The lines to extract run from the start of the records through the line with "ReferenceLine, XAxis, YAxis", both ends included; drop the pictures.

----------

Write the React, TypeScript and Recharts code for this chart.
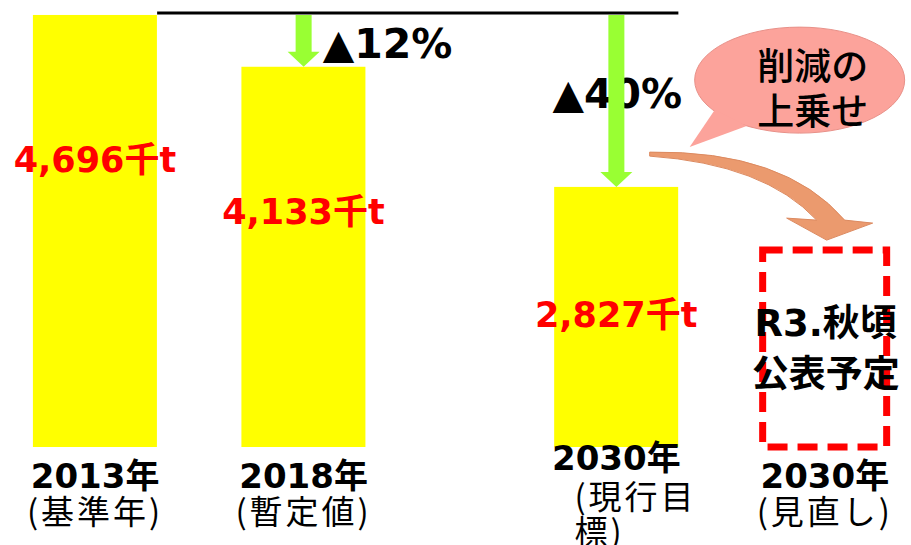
import React from "react";
import { Bar, BarChart, LabelList, ReferenceLine, XAxis, YAxis } from "recharts";

// slots on the x axis; empty strings are spacing slots between the years
const categories = ["2013年(基準年)", "", "2018年(暫定値)", "", "", "2030年(現行目標)", "", "2030年(見直し)"];
const emissions = [4696, null, 4133, null, null, 2827, null, null];
// placeholder for the revised target (not yet published)
const pendingTarget = [null, null, null, null, null, null, null, 2140];
const reductionLabels = [null, null, "▲12%", null, null, "▲40%", null, null];
const baseYearValue = 4696;
const unit = "千t";
const calloutLines = ["削減の", "上乗せ"];
const pendingLines = ["R3.秋頃", "公表予定"];

const BAR_W = 124;
const LATIN = '"DejaVu Sans", "Noto Sans CJK JP", sans-serif';
const CJK = '"Noto Sans CJK JP", sans-serif';

const data = categories.map((label, i) => ({
  key: `c${i}`,
  label,
  emissions: emissions[i],
  pending: pendingTarget[i],
}));

const lastCut = reductionLabels.reduce((acc, l, i) => (l ? i : acc), 0);

const YellowBar = (props: any) => {
  const { x, y, width, height } = props;
  if (!height) return null;
  const cx = x + width / 2;
  return <rect x={cx - BAR_W / 2} y={y} width={BAR_W} height={height} fill="#ffff00" />;
};

const PendingBox = (props: any) => {
  const { x, y, width, height } = props;
  if (!height) return null;
  const cx = x + width / 2;
  return (
    <g>
      <g transform={`translate(${cx},${y})`}>
        <path
          d="M -175 -98 Q -40 -100 20 -30 L 48 -27 L 2 -10 L -38 -32 L -8 -30 Q -60 -86 -175 -94 Z"
          fill="#eb9a6e"
          stroke="#dc8a60"
          strokeWidth={1}
        />
        <ellipse cx={-25} cy={-170} rx={105} ry={53} fill="#fca39b" stroke="#e89088" strokeWidth={1} />
        <path d="M -110 -140 L -135 -103 L -78 -124 Z" fill="#fca39b" />
        {calloutLines.map((t, i) => (
          <text
            key={t}
            x={-12}
            y={-170 + i * 45}
            textAnchor="middle"
            fontFamily={CJK}
            fontWeight={500}
            fontSize={37}
            fill="#000"
          >
            {t}
          </text>
        ))}
      </g>
      <rect
        x={cx - BAR_W / 2}
        y={y}
        width={BAR_W}
        height={height}
        fill="none"
        stroke="#ff0000"
        strokeWidth={7}
        strokeDasharray="20 10"
      />
      {pendingLines.map((t, i) => (
        <text
          key={t}
          x={cx + 1}
          y={y + 86 + i * 51}
          textAnchor="middle"
          fontFamily={LATIN}
          fontWeight="bold"
          fontSize={37}
          fill="#000"
        >
          {t}
        </text>
      ))}
    </g>
  );
};

const ValueLabel = (props: any) => {
  const { x, y, width, height, value } = props;
  if (value == null) return null;
  return (
    <text
      x={x + width / 2}
      y={y + Math.min(157, height * 0.54)}
      textAnchor="middle"
      fontFamily={LATIN}
      fontWeight="bold"
      fontSize={35}
      fill="#ff0000"
    >
      {value.toLocaleString("en-US") + unit}
    </text>
  );
};

const CutArrow = (props: any) => {
  const { x1, y1, y2, label } = props;
  const len = y2 - y1;
  const head = 15;
  const long = len > 100;
  return (
    <g>
      <text
        x={long ? x1 + 1 : x1 + 19}
        y={long ? y1 + len * 0.54 : y2 - 9}
        textAnchor={long ? "middle" : "start"}
        fontFamily={LATIN}
        fontWeight="bold"
        fontSize={41}
        fill="#000"
      >
        {label}
      </text>
      <path
        d={`M ${x1 - 8} ${y1} L ${x1 + 8} ${y1} L ${x1 + 8} ${y2 - head} L ${x1 + 16} ${y2 - head} L ${x1} ${y2} L ${x1 - 16} ${y2 - head} L ${x1 - 8} ${y2 - head} Z`}
        fill="#99ff33"
      />
    </g>
  );
};

const CategoryTick = (props: any) => {
  const { x, y, payload } = props;
  const row = data.find((d) => d.key === payload.value);
  if (!row || !row.label) return null;
  const cut = row.label.indexOf("年") + 1;
  const year = row.label.slice(0, cut);
  const note = row.label.slice(cut);
  const noteLines = note.length > 5 ? [note.slice(0, 4), note.slice(4)] : [note];
  const wrapped = noteLines.length > 1;
  return (
    <g>
      <text
        x={x}
        y={y + (wrapped ? 23 : 41)}
        textAnchor="middle"
        fontFamily={LATIN}
        fontWeight="bold"
        fontSize={34}
        fill="#000"
      >
        {year}
      </text>
      {noteLines.map((t, i) => (
        <text
          key={t}
          x={wrapped ? x - 42 : x}
          y={y + (wrapped ? 62 + i * 35 : 77)}
          textAnchor={wrapped ? "start" : "middle"}
          fontFamily={CJK}
          fontSize={33}
          letterSpacing={3}
          fill="#000"
        >
          {t}
        </text>
      ))}
    </g>
  );
};

export default function App() {
  return (
    <div style={{ position: "absolute", left: 0, top: 0, background: "#fff" }}>
      <BarChart width={911} height={545} data={data} margin={{ top: 10, right: 34, bottom: 0, left: 43 }}>
        <YAxis hide domain={[0, 4750]} />
        <XAxis
          dataKey="key"
          interval={0}
          height={98}
          axisLine={false}
          tickLine={false}
          tickSize={0}
          tickMargin={0}
          tick={<CategoryTick />}
        />
        <Bar dataKey="emissions" stackId="a" barSize={BAR_W} shape={<YellowBar />} isAnimationActive={false}>
          <LabelList dataKey="emissions" content={<ValueLabel />} />
        </Bar>
        <Bar dataKey="pending" stackId="a" barSize={BAR_W} shape={<PendingBox />} isAnimationActive={false} />
        <ReferenceLine
          segment={[
            { x: "c0", y: baseYearValue },
            { x: `c${lastCut}`, y: baseYearValue },
          ]}
          shape={(p: any) => (
            <line x1={p.x1 + BAR_W / 2} y1={p.y1 - 2} x2={p.x2 + BAR_W / 2} y2={p.y2 - 2} stroke="#000" strokeWidth={3} />
          )}
        />
        {reductionLabels.map((lab, i) =>
          lab ? (
            <ReferenceLine
              key={lab}
              segment={[
                { x: `c${i}`, y: baseYearValue },
                { x: `c${i}`, y: emissions[i] as number },
              ]}
              shape={(p: any) => <CutArrow {...p} label={lab} />}
            />
          ) : null
        )}
      </BarChart>
    </div>
  );
}
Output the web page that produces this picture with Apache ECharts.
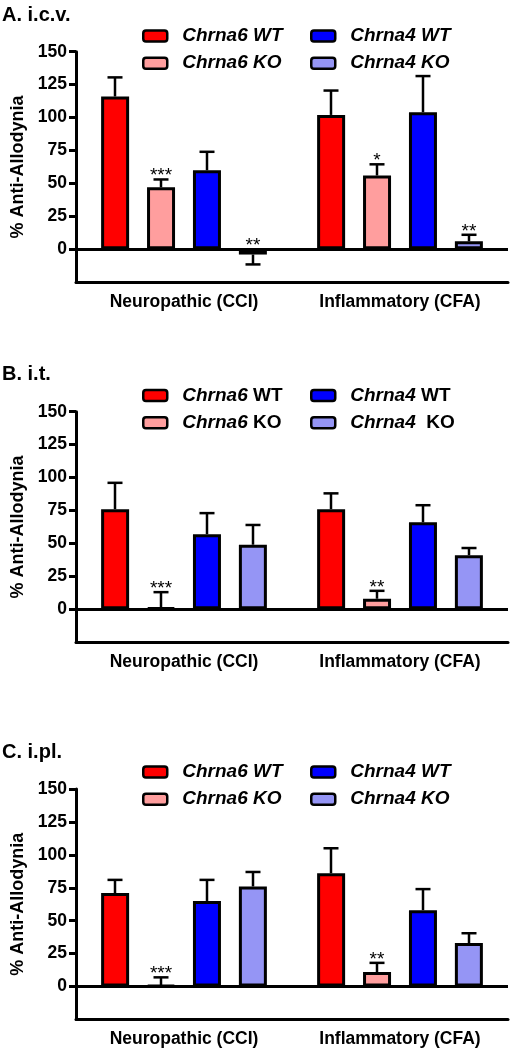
<!DOCTYPE html>
<html>
<head>
<meta charset="utf-8">
<script src="https://cdn.jsdelivr.net/npm/echarts@6/dist/echarts.min.js"></script>
<style>
html,body{margin:0;padding:0;background:#fff;}
#chart{width:510px;height:1050px;}
</style>
</head>
<body>
<div id="chart"></div>
<script>
// ---------- DATA ----------
const categories = ['Neuropathic (CCI)', 'Inflammatory (CFA)'];
const seriesNames = ['Chrna6 WT', 'Chrna6 KO', 'Chrna4 WT', 'Chrna4 KO'];
const panelTitles = ['A. i.c.v.', 'B. i.t.', 'C. i.pl.'];
const yTicks = [0, 25, 50, 75, 100, 125, 150];

// each row = one group (series), values for [CCI, CFA]
const icvMean = [[116, 102], [47, 56], [60, 104], [-4, 6]];
const icvSem  = [[14.5, 18.5], [6, 8.5], [14, 27.5], [7.5, 5]];
const icvSig  = [['', ''], ['***', '*'], ['', ''], ['**', '**']];

const itMean = [[76, 76], [1, 8], [57, 66], [49, 41]];
const itSem  = [[20, 12], [12, 6], [16, 13], [15, 5.5]];
const itSig  = [['', ''], ['***', '**'], ['', ''], ['', '']];

const iplMean = [[71, 86], [1, 11], [65, 58], [76, 33]];
const iplSem  = [[10, 19], [6, 7], [16, 16], [11, 7.5]];
const iplSig  = [['', ''], ['***', '**'], ['', ''], ['', '']];

// ---------- STYLE ----------
const colors = ['#FF0000', '#FF9E9E', '#0000FF', '#9595F5'];
const FONT = '"Liberation Sans", Arial, sans-serif';
const panels = [
  {mean: icvMean, sem: icvSem, sig: icvSig, gridTop: 51.7, legendTop: 26.5, titleTop: 0, italicAll: true},
  {mean: itMean, sem: itSem, sig: itSig, gridTop: 411.7, legendTop: 386, titleTop: 359, italicAll: false},
  {mean: iplMean, sem: iplSem, sig: iplSig, gridTop: 789, legendTop: 762.5, titleTop: 737, italicAll: true}
];
const GRID_H = 230.5;
const PITCH = 46;

const option = {
  animation: false,
  backgroundColor: '#fff',
  title: [], grid: [], xAxis: [], yAxis: [], legend: [], series: []
};

panels.forEach((p, pi) => {
  option.title.push({
    text: panelTitles[pi], left: 1, top: p.titleTop, padding: [5, 5, 5, 1],
    textStyle: {fontFamily: FONT, fontWeight: 'bold', fontSize: 20, color: '#000'}
  });
  option.grid.push({left: 76, width: 432, top: p.gridTop, height: GRID_H});
  option.xAxis.push({
    type: 'category', gridIndex: pi, data: categories,
    axisLine: {onZero: false, lineStyle: {color: '#000', width: 3}},
    axisTick: {alignWithLabel: true, length: 6, lineStyle: {color: '#000', width: 3}},
    axisLabel: {margin: 11, color: '#000', fontFamily: FONT, fontWeight: 'bold', fontSize: 17.5}
  });
  option.yAxis.push({
    type: 'value', gridIndex: pi, min: -25, max: 150, interval: 25,
    name: '% Anti-Allodynia', nameLocation: 'middle', nameRotate: 90, nameGap: 48,
    nameTextStyle: {fontFamily: FONT, fontWeight: 'bold', fontSize: 18, color: '#000'},
    axisLine: {show: true, onZero: false, lineStyle: {color: '#000', width: 3}},
    axisTick: {show: true, length: 7, customValues: yTicks, lineStyle: {color: '#000', width: 3}},
    axisLabel: {margin: 9, customValues: yTicks, color: '#000', fontFamily: FONT, fontWeight: 'bold', fontSize: 17.5},
    splitLine: {show: false}
  });
  const rich = {
    i: {fontFamily: FONT, fontWeight: 'bold', fontStyle: 'italic', fontSize: 19, color: '#000'},
    n: {fontFamily: FONT, fontWeight: 'bold', fontStyle: 'normal', fontSize: 19, color: '#000'},
    g: {width: 10}
  };
  const fmt = (name) => {
    const parts = name.split(' ');
    if (p.italicAll) return '{g|}{i|' + name + '}';
    const sp = (name === 'Chrna4 KO') ? '  ' : ' ';
    return '{g|}{i|' + parts[0] + '}{n|' + sp + parts[1] + '}';
  };
  [[0, 1], [2, 3]].forEach((col, ci) => {
    option.legend.push({
      orient: 'vertical', left: ci === 0 ? 142 : 310, top: p.legendTop, padding: 0,
      itemWidth: 24, itemHeight: 11, itemGap: 8.2, icon: 'roundRect',
      selectedMode: false,
      data: col.map(k => seriesNames[k]),
      formatter: fmt,
      textStyle: {rich: rich, fontFamily: FONT, fontSize: 19, fontWeight: 'bold', color: '#000'},
      itemStyle: {borderColor: '#000', borderWidth: 2.5}
    });
  });
  seriesNames.forEach((nm, k) => {
    const s = {
      type: 'bar', name: nm, xAxisIndex: pi, yAxisIndex: pi,
      data: p.mean[k], barWidth: 28, barGap: '64%',
      itemStyle: {color: colors[k], borderColor: '#000', borderWidth: 3}
    };
    if (k === 0) {
      s.markLine = {
        silent: true, symbol: ['none', 'none'], label: {show: false},
        lineStyle: {color: '#000', width: 3, type: 'solid'},
        data: [{yAxis: 0}]
      };
    }
    option.series.push(s);
  });
  // error bars + significance marks
  const errData = [];
  const sigText = [];
  seriesNames.forEach((nm, k) => {
    categories.forEach((c, ci) => {
      errData.push([ci, p.mean[k][ci], p.sem[k][ci], k]);
      sigText.push(p.sig[k][ci]);
    });
  });
  option.series.push({
    type: 'custom', xAxisIndex: pi, yAxisIndex: pi, z: 5, silent: true,
    data: errData,
    renderItem: (params, api) => {
      const ci = api.value(0), v = api.value(1), e = api.value(2), k = api.value(3);
      const base = api.coord([ci, v]);
      const x = base[0] + (k - 1.5) * PITCH;
      const endV = v >= 0 ? v + e : v - e;
      const end = api.coord([ci, endV]);
      const children = [
        {type: 'line', shape: {x1: x, y1: base[1], x2: x, y2: end[1]}, style: {stroke: '#000', lineWidth: 2.5}},
        {type: 'line', shape: {x1: x - 7.5, y1: end[1], x2: x + 7.5, y2: end[1]}, style: {stroke: '#000', lineWidth: 2.5}}
      ];
      const t = sigText[params.dataIndex];
      if (t) {
        const topY = v >= 0 ? end[1] : api.coord([ci, 0])[1];
        children.push({
          type: 'text',
          style: {text: t, x: x, y: topY + 6, align: 'center', verticalAlign: 'bottom',
                  fontFamily: FONT, fontSize: 19, fill: '#000'}
        });
      }
      return {type: 'group', children: children};
    }
  });
});

const chart = echarts.init(document.getElementById('chart'), null, {renderer: 'canvas'});
chart.setOption(option);
</script>
</body>
</html>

----------

## EXERCISE OUTPUT
Write the React, TypeScript and Recharts code for this chart.
import React from "react";
import { Bar, BarChart, LabelList, ReferenceLine, XAxis, YAxis } from "recharts";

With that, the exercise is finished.